The main impression I got from all the information they provided was simply that the focus is on recruitment much more than sales. After all, you get three points for every person you recruit, versus just one for a regular customer. Likewise, you don’t seem to earn very much from customers directly.
Instead, you have to build a team. There’s no way around it.
If all of this wasn’t enough, there is also qualification to consider. To make money, you need to be both Active and Qualified. To stay qualified, you need at least three Active Customer Points.
That means you either need three people in the VIP program (roughly $50 per month) or one person in the Pro program (roughly $90 per month). In other worse, you need three customers or one recruit.
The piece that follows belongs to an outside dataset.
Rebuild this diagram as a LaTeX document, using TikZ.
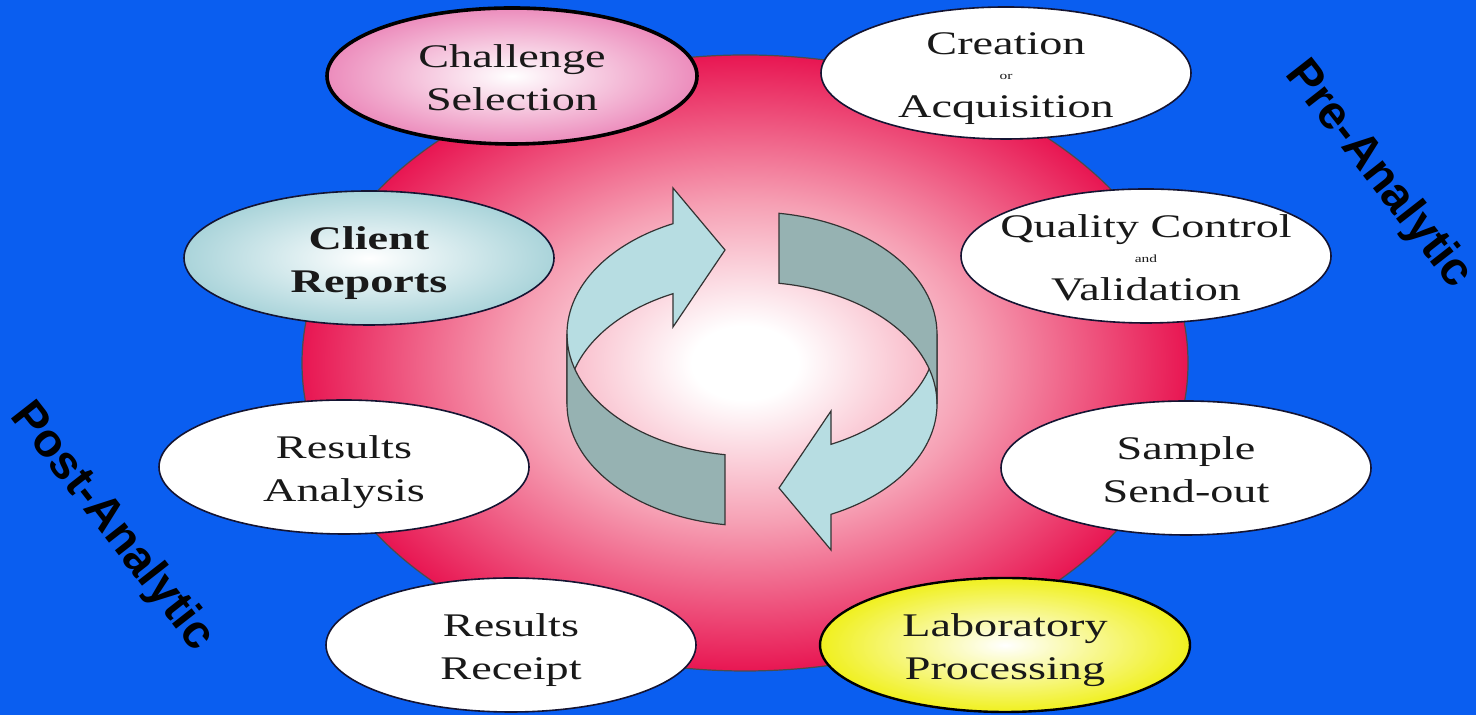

As requirements go, this isn’t horrible. But, it is something to consider. It means that you can’t just get people to sign up. Some of them need to be happy with the program and remain as members.
The Company Itself
Being successful in any MLM involves significant time and energy. After all, you need to make sales and to build your team. Because of this, you need the company to be reliable.
This is debatable with MWR Life. One problem is that the company has changed focus. Right now, the main site is all about the travel program. But, another part of the site promotes the Life Essentials Mobile App. This costs $49.97 per month and offers an odd combination of ten different benefits/services.
Many of the previous MWR Life reviews online focus on this app and other similar services from the company. This suggests that they changed focus recently.
It’s not clear whether MWR Life is still offering this and is just not promoting it, or whether they have switched focus entirely and forgot to remove the page from their website. But, either idea isn’t good.
Companies that switch approaches like this are never very reliable. You have no way of knowing when they will make a change again or whether they will stick around.
The best MLMs are the ones where you could make money just selling the products. That’s not the case here. Instead, the main focus is on recruitment. Even if you did well, the income potential seems minimal.